We stappen in de busjes en rijden terug tot we een bordje "New Site" zien. Uiteindelijk komen we op een vlakte met duizenden witte kruisen. Het zijn de slachtoffers van de tyfoon van acht november 2014. De chauffeur is zijn zoon Julius Caesar van dertien toen verloren, hij moet hier ergens tussen liggen. We proberen het kruis met zijn naam te vinden, maar dat lukt niet. Niet alle kruisen hebben een naam. Alleen de eerste helft en sommigen daarvan hebben een datum en af en toe een foto. Een paar kruisen hebben een grafsteen. En het is maar de vraag of die persoon daar echt ligt. Ik hoor dat het een massagraf is, dus zelfs de chauffeur weet niet echt waar zijn zoon ligt. Achterin staan de witte smalle houten kruisen schots en scheef tussen het hoge onkruid. Het moet een chaotische tijd zijn geweest.

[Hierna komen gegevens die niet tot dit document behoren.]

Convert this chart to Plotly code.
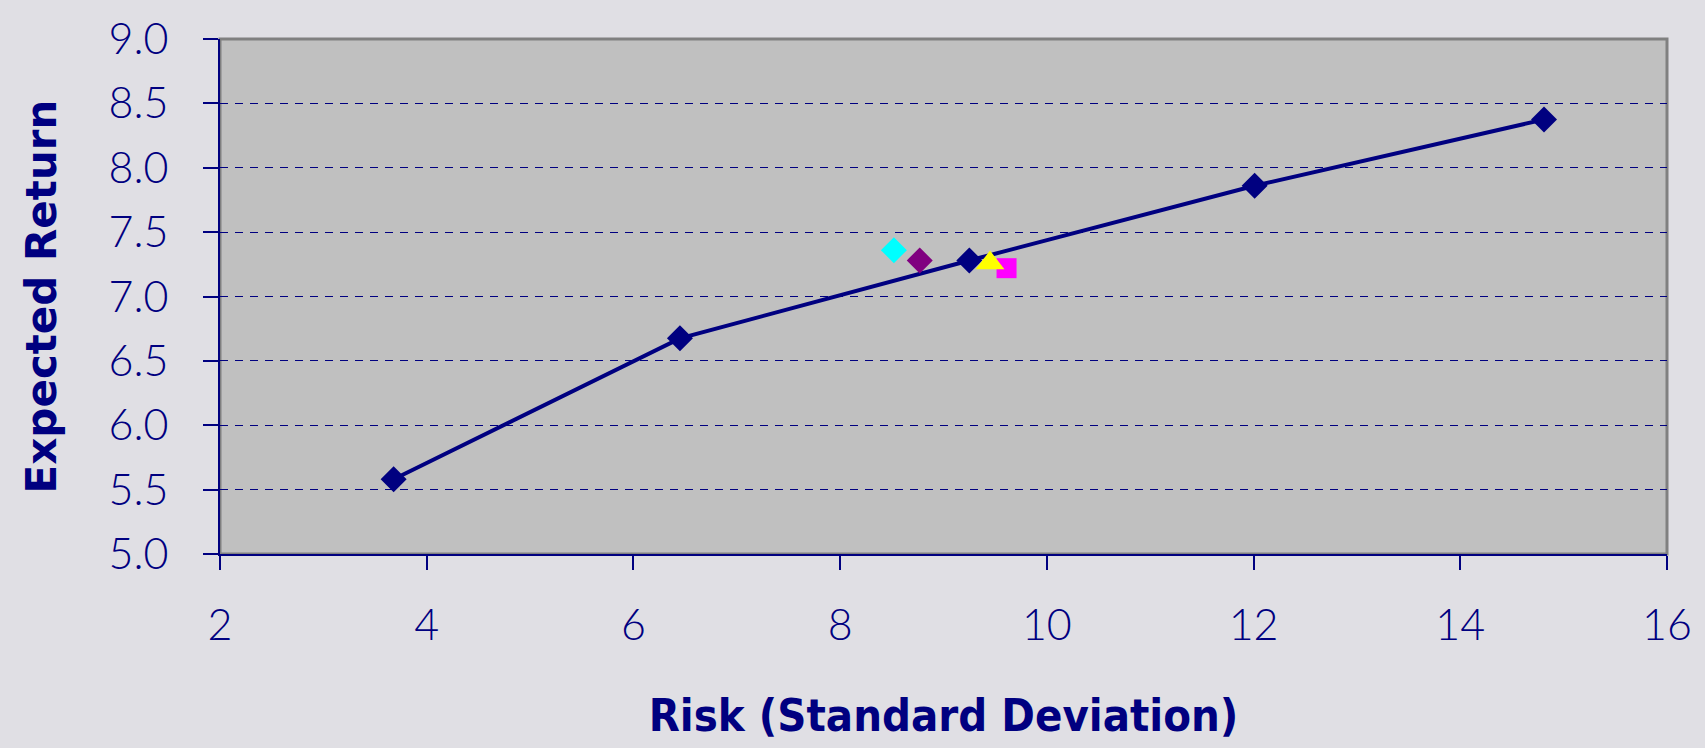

We rijden verder, over de langste brug van de Filipijnen. Aan weerszijden staan soldaten en de gebruikelijke slow down bordjes. Het verbindt Leyte met Samar, waar het restaurant waar we naar toe gaan boven op de heuvel ligt. Terwijl we naast een mooi blauw zwembad zitten, kijken we naar beneden op het dorpje waar we net nog waren, aan de andere kant van de zeestraat. Het ligt daar kwetsbaar aan het water. Hopelijk staan volgend jaar de huizen op de helling, heel wat veiliger. Ze krijgen allerlei kleurtjes zodat het vanaf de brug straks net een regenboog lijkt. Het eten is heerlijk en op de terugweg val ik in slaap tot we ineens stoppen. We hadden al verhalen gehoord van generaal MacArthur, die de Filipinos beloofd had om terug te komen, toen de Amerikanen tijdens de tweede wereldoorlog verjaagd werden. En hij kwam terug, iets waar ze hem nog altijd dankbaar voor zijn. Op de plek waar we gestopt zijn staat een groot monument om dat te herdenken. In een vijver staan grote beelden van soldaten, het lijkt of ze zo uit de zee het land op lopen. We moeten morgen hééél vroeg op, dus wanneer we weer gaan rijden ben ik blij dat de rit niet al te lang meer is. Ik merk er niets meer van dat Theo de kamer uitgaat om te vragen of de karaoke nog lang doorgaat. "Sorry meneer, nog een kwartiertje" vertelt een hotelmedewerker hem. Inderdaad gaat precies om tien uur de loeiharde muziek uit en kan ook hij gaan slapen.